I used to be ashamed of this part of my identity.
I felt that, as a businesswoman, it was my job to constantly be “on”. I needed to be at every event, present and happy and ready to engage at all times. And to some extent, as an entrepreneur, this is true. You need to be out there meeting people, making connections and establishing your brand, but you cannot build your business at the expense of your mental health.
It is only in times when I have not given myself the space to Simply Be in solitude with myself and my thoughts that I truly unravel. I need to deep, long periods of alone time. The kind of alone time that extends beyond just an afternoon at the park. I’m talking days of simply existing on my own. Around this time last year I took an alonemoon to Costa Rica, and it was truly one of the best things I have ever done for myself. Recently, I urgently felt that I needed to do something similar, hence my current seclusion.
It’s definitely not easy to take this time for myself. I don’t want to miss out on spending time and making memories with people I care about.
However, during the Mastermind, I spoke with my healer, Priya Lakhi, and she said something that really stuck with me: self-care is self-discipline. You have to work hard and train yourself to take actions that are good for you. That’s what I’m doing, because I have finally accepted that being an introvert does not need to be some “dirty” secret. It’s who I am and I have to listen to how my body and soul feel if I want to be happy and successful.
I need my alone time for me, and consequently, for those around me. It’s not personal. It’s just how I recharge, and there is a powerful independence in that—which I am finally ready to accept.
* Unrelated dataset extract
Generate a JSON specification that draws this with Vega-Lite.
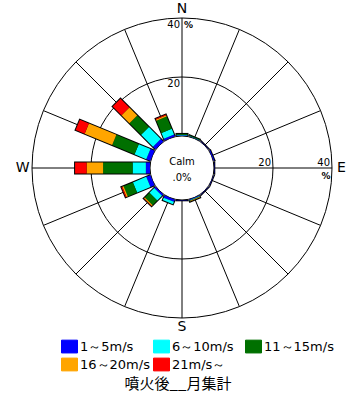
{
  "$schema": "https://vega.github.io/schema/vega-lite/v6.json",
  "width": 356,
  "height": 376,
  "autosize": "none",
  "padding": {"left": 0, "top": 0, "right": 0, "bottom": 28},
  "background": "white",
  "config": {"view": {"stroke": null}, "font": "DejaVu Sans"},
  "title": {"text": "噴火後__月集計", "orient": "bottom", "anchor": "middle", "font": "Noto Sans CJK JP", "fontSize": 15, "fontWeight": "normal", "color": "black", "offset": 1},
  "datasets": {
    "dirs": [
      {"name": "N", "deg": 0}, {"name": "NNE", "deg": 22.5}, {"name": "NE", "deg": 45}, {"name": "ENE", "deg": 67.5},
      {"name": "E", "deg": 90}, {"name": "ESE", "deg": 112.5}, {"name": "SE", "deg": 135}, {"name": "SSE", "deg": 157.5},
      {"name": "S", "deg": 180}, {"name": "SSW", "deg": 202.5}, {"name": "SW", "deg": 225}, {"name": "WSW", "deg": 247.5},
      {"name": "W", "deg": 270}, {"name": "WNW", "deg": 292.5}, {"name": "NW", "deg": 315}, {"name": "NNW", "deg": 337.5}
    ],
    "wind": [
      {"dir": "N", "deg": 0, "band": 1, "speed": "1～5m/s", "pct": 0.2},
      {"dir": "N", "deg": 0, "band": 2, "speed": "6～10m/s", "pct": 0.2},
      {"dir": "N", "deg": 0, "band": 3, "speed": "11～15m/s", "pct": 0.3},
      {"dir": "NNE", "deg": 22.5, "band": 1, "speed": "1～5m/s", "pct": 0.1},
      {"dir": "NNE", "deg": 22.5, "band": 2, "speed": "6～10m/s", "pct": 0.1},
      {"dir": "NNE", "deg": 22.5, "band": 3, "speed": "11～15m/s", "pct": 0.2},
      {"dir": "NE", "deg": 45, "band": 1, "speed": "1～5m/s", "pct": 0.1},
      {"dir": "ENE", "deg": 67.5, "band": 1, "speed": "1～5m/s", "pct": 0.3},
      {"dir": "E", "deg": 90, "band": 1, "speed": "1～5m/s", "pct": 0.1},
      {"dir": "ESE", "deg": 112.5, "band": 1, "speed": "1～5m/s", "pct": 0.1},
      {"dir": "SE", "deg": 135, "band": 1, "speed": "1～5m/s", "pct": 0.1},
      {"dir": "SSE", "deg": 157.5, "band": 1, "speed": "1～5m/s", "pct": 0.2},
      {"dir": "SSE", "deg": 157.5, "band": 2, "speed": "6～10m/s", "pct": 0.2},
      {"dir": "SSE", "deg": 157.5, "band": 3, "speed": "11～15m/s", "pct": 0.1},
      {"dir": "SSE", "deg": 157.5, "band": 4, "speed": "16～20m/s", "pct": 0.2},
      {"dir": "S", "deg": 180, "band": 1, "speed": "1～5m/s", "pct": 0.1},
      {"dir": "SSW", "deg": 202.5, "band": 1, "speed": "1～5m/s", "pct": 0.8},
      {"dir": "SSW", "deg": 202.5, "band": 2, "speed": "6～10m/s", "pct": 0.9},
      {"dir": "SW", "deg": 225, "band": 1, "speed": "1～5m/s", "pct": 0.6},
      {"dir": "SW", "deg": 225, "band": 2, "speed": "6～10m/s", "pct": 2.3},
      {"dir": "SW", "deg": 225, "band": 3, "speed": "11～15m/s", "pct": 2.2},
      {"dir": "SW", "deg": 225, "band": 4, "speed": "16～20m/s", "pct": 0.4},
      {"dir": "SW", "deg": 225, "band": 5, "speed": "21m/s～", "pct": 0.1},
      {"dir": "WSW", "deg": 247.5, "band": 1, "speed": "1～5m/s", "pct": 1.5},
      {"dir": "WSW", "deg": 247.5, "band": 2, "speed": "6～10m/s", "pct": 4.9},
      {"dir": "WSW", "deg": 247.5, "band": 3, "speed": "11～15m/s", "pct": 3.4},
      {"dir": "WSW", "deg": 247.5, "band": 4, "speed": "16～20m/s", "pct": 0.5},
      {"dir": "WSW", "deg": 247.5, "band": 5, "speed": "21m/s～", "pct": 0.3},
      {"dir": "W", "deg": 270, "band": 1, "speed": "1～5m/s", "pct": 1.4},
      {"dir": "W", "deg": 270, "band": 2, "speed": "6～10m/s", "pct": 4.5},
      {"dir": "W", "deg": 270, "band": 3, "speed": "11～15m/s", "pct": 10.0},
      {"dir": "W", "deg": 270, "band": 4, "speed": "16～20m/s", "pct": 5.6},
      {"dir": "W", "deg": 270, "band": 5, "speed": "21m/s～", "pct": 3.9},
      {"dir": "WNW", "deg": 292.5, "band": 1, "speed": "1～5m/s", "pct": 1.5},
      {"dir": "WNW", "deg": 292.5, "band": 2, "speed": "6～10m/s", "pct": 4.3},
      {"dir": "WNW", "deg": 292.5, "band": 3, "speed": "11～15m/s", "pct": 8.2},
      {"dir": "WNW", "deg": 292.5, "band": 4, "speed": "16～20m/s", "pct": 10.1},
      {"dir": "WNW", "deg": 292.5, "band": 5, "speed": "21m/s～", "pct": 3.3},
      {"dir": "NW", "deg": 315, "band": 1, "speed": "1～5m/s", "pct": 1.2},
      {"dir": "NW", "deg": 315, "band": 2, "speed": "6～10m/s", "pct": 5.7},
      {"dir": "NW", "deg": 315, "band": 3, "speed": "11～15m/s", "pct": 5.6},
      {"dir": "NW", "deg": 315, "band": 4, "speed": "16～20m/s", "pct": 3.8},
      {"dir": "NW", "deg": 315, "band": 5, "speed": "21m/s～", "pct": 4.2},
      {"dir": "NNW", "deg": 337.5, "band": 1, "speed": "1～5m/s", "pct": 0.7},
      {"dir": "NNW", "deg": 337.5, "band": 2, "speed": "6～10m/s", "pct": 2.1},
      {"dir": "NNW", "deg": 337.5, "band": 3, "speed": "11～15m/s", "pct": 4.5},
      {"dir": "NNW", "deg": 337.5, "band": 4, "speed": "16～20m/s", "pct": 0.4},
      {"dir": "NNW", "deg": 337.5, "band": 5, "speed": "21m/s～", "pct": 0.3}
    ]
  },
  "encoding": {
    "x": {"type": "quantitative", "scale": {"type": "linear", "domain": [-61.695, 58.983], "nice": false, "zero": false}, "axis": null},
    "y": {"type": "quantitative", "scale": {"type": "linear", "domain": [-70.508, 56.949], "nice": false, "zero": false}, "axis": null}
  },
  "layer": [
    {
      "data": {"values": [{"pct": 0}, {"pct": 20}, {"pct": 40}]},
      "transform": [{"calculate": "datum.pct + 10.847", "as": "r"}],
      "mark": {"type": "arc", "filled": false, "stroke": "black", "strokeWidth": 1, "theta": 0, "theta2": 6.283185307179586},
      "encoding": {
        "x": {"datum": 0, "type": "quantitative"},
        "y": {"datum": 0, "type": "quantitative"},
        "radius": {"field": "r", "type": "quantitative", "stack": null, "scale": {"type": "linear", "domain": [0, 50.847], "range": [0, 150], "zero": true, "nice": false}}
      }
    },
    {
      "data": {"name": "dirs"},
      "transform": [
        {"calculate": "datum.deg * PI / 180", "as": "a"},
        {"calculate": "10.847 * sin(datum.a)", "as": "x0"},
        {"calculate": "10.847 * cos(datum.a)", "as": "y0"},
        {"calculate": "50.847 * sin(datum.a)", "as": "x1"},
        {"calculate": "50.847 * cos(datum.a)", "as": "y1"}
      ],
      "mark": {"type": "rule", "stroke": "black", "strokeWidth": 1},
      "encoding": {
        "x": {"field": "x0", "type": "quantitative"},
        "y": {"field": "y0", "type": "quantitative"},
        "x2": {"field": "x1"},
        "y2": {"field": "y1"}
      }
    },
    {
      "data": {"name": "wind"},
      "transform": [
        {"aggregate": [{"op": "sum", "field": "pct", "as": "total"}], "groupby": ["deg"]},
        {"calculate": "datum.deg * PI / 180", "as": "a"},
        {"calculate": "10.847 * sin(datum.a)", "as": "x0"},
        {"calculate": "10.847 * cos(datum.a)", "as": "y0"},
        {"calculate": "(datum.total + 10.847 + 0.34) * sin(datum.a)", "as": "x1"},
        {"calculate": "(datum.total + 10.847 + 0.34) * cos(datum.a)", "as": "y1"}
      ],
      "mark": {"type": "rule", "stroke": "black", "strokeWidth": 13, "strokeCap": "butt"},
      "encoding": {
        "x": {"field": "x0", "type": "quantitative"},
        "y": {"field": "y0", "type": "quantitative"},
        "x2": {"field": "x1"},
        "y2": {"field": "y1"}
      }
    },
    {
      "data": {"name": "wind"},
      "transform": [
        {"stack": "pct", "groupby": ["deg"], "sort": [{"field": "band", "order": "ascending"}], "as": ["c0", "c1"]},
        {"calculate": "datum.deg * PI / 180", "as": "a"},
        {"calculate": "(datum.c0 + 10.847) * sin(datum.a)", "as": "x0"},
        {"calculate": "(datum.c0 + 10.847) * cos(datum.a)", "as": "y0"},
        {"calculate": "(datum.c1 + 10.847) * sin(datum.a)", "as": "x1"},
        {"calculate": "(datum.c1 + 10.847) * cos(datum.a)", "as": "y1"}
      ],
      "mark": {"type": "rule", "strokeWidth": 11, "strokeCap": "butt"},
      "encoding": {
        "x": {"field": "x0", "type": "quantitative"},
        "y": {"field": "y0", "type": "quantitative"},
        "x2": {"field": "x1"},
        "y2": {"field": "y1"},
        "color": {
          "field": "speed", "type": "nominal",
          "scale": {"domain": ["1～5m/s", "6～10m/s", "11～15m/s", "16～20m/s", "21m/s～"], "range": ["#0000FF", "#00FFFF", "#007000", "#FFA500", "#FF0000"]},
          "legend": {
            "title": null, "orient": "none", "legendX": 61, "legendY": 338, "direction": "horizontal", "columns": 3,
            "gridAlign": "all", "columnPadding": 1, "rowPadding": 1, "padding": 0,
            "symbolType": "M-1,-0.8H1V0.8H-1Z", "symbolSize": 256, "symbolStrokeColor": "black", "symbolStrokeWidth": 1,
            "labelFont": "DejaVu Sans", "labelFontSize": 13, "labelColor": "black", "labelOffset": 2,
            "encode": {"symbols": {"update": {"fill": {"scale": "color", "field": "value"}, "stroke": {"value": "black"}, "strokeWidth": {"value": 1}, "opacity": {"value": 1}, "fillOpacity": {"value": 1}}}}
          }
        }
      }
    },
    {
      "data": {"name": "dirs"},
      "transform": [
        {"filter": "datum.deg % 90 == 0"},
        {"calculate": "datum.deg * PI / 180", "as": "a"},
        {"calculate": "54 * sin(datum.a)", "as": "lx"},
        {"calculate": "54 * cos(datum.a)", "as": "ly"}
      ],
      "mark": {"type": "text", "font": "DejaVu Sans", "fontSize": 14, "color": "black", "align": "center", "baseline": "middle"},
      "encoding": {
        "x": {"field": "lx", "type": "quantitative"},
        "y": {"field": "ly", "type": "quantitative"},
        "text": {"field": "name"}
      }
    },
    {
      "data": {"values": [{"t": "20", "pct": 20}, {"t": "40", "pct": 40}]},
      "transform": [{"calculate": "datum.pct + 10.847", "as": "r"}],
      "mark": {"type": "text", "font": "DejaVu Sans", "fontSize": 10, "color": "black", "align": "right", "baseline": "middle", "dx": -2, "dy": 7},
      "encoding": {
        "x": {"datum": 0, "type": "quantitative"},
        "y": {"field": "r", "type": "quantitative"},
        "text": {"field": "t"}
      }
    },
    {
      "data": {"values": [{"t": "%", "pct": 40}]},
      "transform": [{"calculate": "datum.pct + 10.847", "as": "r"}],
      "mark": {"type": "text", "font": "DejaVu Sans", "fontSize": 9, "fontWeight": "bold", "color": "black", "align": "left", "baseline": "middle", "dx": 2, "dy": 7},
      "encoding": {
        "x": {"datum": 0, "type": "quantitative"},
        "y": {"field": "r", "type": "quantitative"},
        "text": {"field": "t"}
      }
    },
    {
      "data": {"values": [{"t": "20", "pct": 20}, {"t": "40", "pct": 40}]},
      "transform": [{"calculate": "datum.pct + 10.847", "as": "r"}],
      "mark": {"type": "text", "font": "DejaVu Sans", "fontSize": 10, "color": "black", "align": "right", "baseline": "middle", "dx": -2, "dy": -5},
      "encoding": {
        "x": {"field": "r", "type": "quantitative"},
        "y": {"datum": 0, "type": "quantitative"},
        "text": {"field": "t"}
      }
    },
    {
      "data": {"values": [{"t": "%", "pct": 40}]},
      "transform": [{"calculate": "datum.pct + 10.847", "as": "r"}],
      "mark": {"type": "text", "font": "DejaVu Sans", "fontSize": 9, "fontWeight": "bold", "color": "black", "align": "center", "baseline": "middle", "dx": -6, "dy": 8},
      "encoding": {
        "x": {"field": "r", "type": "quantitative"},
        "y": {"datum": 0, "type": "quantitative"},
        "text": {"field": "t"}
      }
    },
    {
      "data": {"values": [{"t": "Calm", "k": 0}, {"t": ".0%", "k": 1}]},
      "mark": {"type": "text", "font": "DejaVu Sans", "fontSize": 10, "color": "black", "align": "center", "baseline": "middle"},
      "encoding": {
        "x": {"datum": 0, "type": "quantitative"},
        "y": {"datum": 0, "type": "quantitative"},
        "yOffset": {"field": "k", "type": "quantitative", "scale": {"domain": [0, 1], "range": [-6, 10]}},
        "text": {"field": "t"}
      }
    }
  ]
}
It’s okay that my favorite part of speaking events is getting in my car at the end and driving home *alone* afterward. In fact, it’s more than okay, it’s freakin’ awesome. While I still have nothing but admiration for people who can spend their entire lives in large crowds, constantly keeping up with everything around them, I have embraced that there’s pride to be taken in how I operate work, too.
So for all you fellow introverts out there, don’t be ashamed of choosing you...first.